Just like a language grammar, which can generate a plethora of sentences using the same rules, one molecular grammar can represent a vast number of molecules. Molecules with similar structures use the same grammar production rules, and the system learns to understand these similarities.

Since structurally similar molecules often have similar properties, the system uses its underlying knowledge of molecular similarity to predict properties of new molecules more efficiently.

“Once we have this grammar as a representation for all the different molecules, we can use it to boost the process of property prediction,” Guo says.

The system learns the production rules for a molecular grammar using reinforcement learning — a trial-and-error process where the model is rewarded for behavior that gets it closer to achieving a goal.
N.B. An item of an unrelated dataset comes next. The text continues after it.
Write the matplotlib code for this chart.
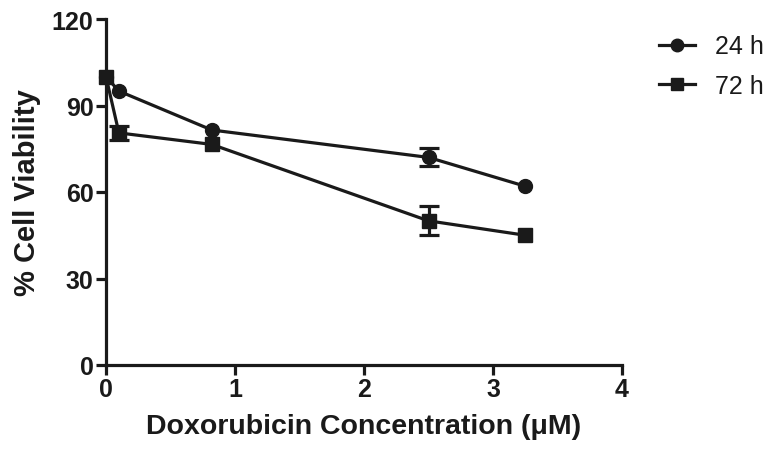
import matplotlib
matplotlib.use("Agg")
import matplotlib.pyplot as plt

conc_24 = [0.0, 0.1, 0.82, 2.5, 3.25]
viab_24 = [100.0, 95.0, 81.5, 72.0, 62.0]
err_24 = [0.0, 0.0, 0.0, 3.1, 0.0]

conc_72 = [0.0, 0.1, 0.82, 2.5, 3.25]
viab_72 = [100.0, 80.5, 76.5, 50.0, 45.0]
err_72 = [0.0, 2.4, 0.0, 5.0, 0.0]

xticks = [0, 1, 2, 3, 4]
yticks = [0, 30, 60, 90, 120]

plt.rcParams['font.family'] = ['Liberation Sans', 'DejaVu Sans']

fig = plt.figure(figsize=(7.74, 4.52), dpi=100)
ax = fig.add_axes([106/774, 86/452, 516/774, 346/452])

lw = 2.3
ink = '#1a1a1a'


def draw(x, y, e, marker, label):
    line, = ax.plot(x, y, color=ink, marker=marker, markersize=10, linewidth=lw,
                    clip_on=False, label=label, zorder=3)
    xs = [xi for xi, ei in zip(x, e) if ei > 0]
    ys = [yi for yi, ei in zip(y, e) if ei > 0]
    es = [ei for ei in e if ei > 0]
    if xs:
        c = ax.errorbar(xs, ys, yerr=es, fmt='none', ecolor=ink, elinewidth=lw,
                        capsize=7, capthick=lw, zorder=3)
        for a in c.lines[1]:
            a.set_clip_on(False)
        for a in c.lines[2]:
            a.set_clip_on(False)
    return line


l1 = draw(conc_24, viab_24, err_24, 'o', '24 h')
l2 = draw(conc_72, viab_72, err_72, 's', '72 h')

ax.set_xlim(0, 4)
ax.set_ylim(0, 120)
ax.set_xticks(xticks)
ax.set_yticks(yticks)
ax.spines['top'].set_visible(False)
ax.spines['right'].set_visible(False)
for s in ('left', 'bottom'):
    ax.spines[s].set_linewidth(lw)
    ax.spines[s].set_color(ink)
ax.tick_params(width=lw, length=7, color=ink, labelsize=18, pad=2)
for lab in ax.get_xticklabels() + ax.get_yticklabels():
    lab.set_fontweight('bold')
    lab.set_color(ink)

ax.set_xlabel('Doxorubicin Concentration (μM)', fontsize=20.5, fontweight='bold', color=ink, labelpad=8)
ax.set_ylabel('% Cell Viability', fontsize=21, fontweight='bold', color=ink, labelpad=8)

leg = fig.legend(handles=[l1, l2], labels=['24 h', '72 h'],
                 loc='upper left', bbox_to_anchor=(641/774, 1 - 18/452), frameon=False,
                 fontsize=18, handlelength=1.45, handletextpad=0.8, labelspacing=0.6,
                 borderaxespad=0.3, markerscale=0.9)
for t in leg.get_texts():
    t.set_color(ink)

fig.savefig('out.png', dpi=100)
But because there could be billions of ways to combine atoms and substructures, the process to learn grammar production rules would be too computationally expensive for anything but the tiniest dataset.

The researchers decoupled the molecular grammar into two parts. The first part, called a metagrammar, is a general, widely applicable grammar they design manually and give the system at the outset. Then it only needs to learn a much smaller, molecule-specific grammar from the domain dataset. This hierarchical approach speeds up the learning process.

In experiments, the researchers’ new system simultaneously generated viable molecules and polymers, and predicted their properties more accurately than several popular machine-learning approaches, even when the domain-specific datasets had only a few hundred samples. Some other methods also required a costly pretraining step that the new system avoids.

The technique was especially effective at predicting physical properties of polymers, such as the glass transition temperature, which is the temperature required for a material to transition from solid to liquid. Obtaining this information manually is often extremely costly because the experiments require extremely high temperatures and pressures.

To push their approach further, the researchers cut one training set down by more than half — to just 94 samples. Their model still achieved results that were on par with methods trained using the entire dataset.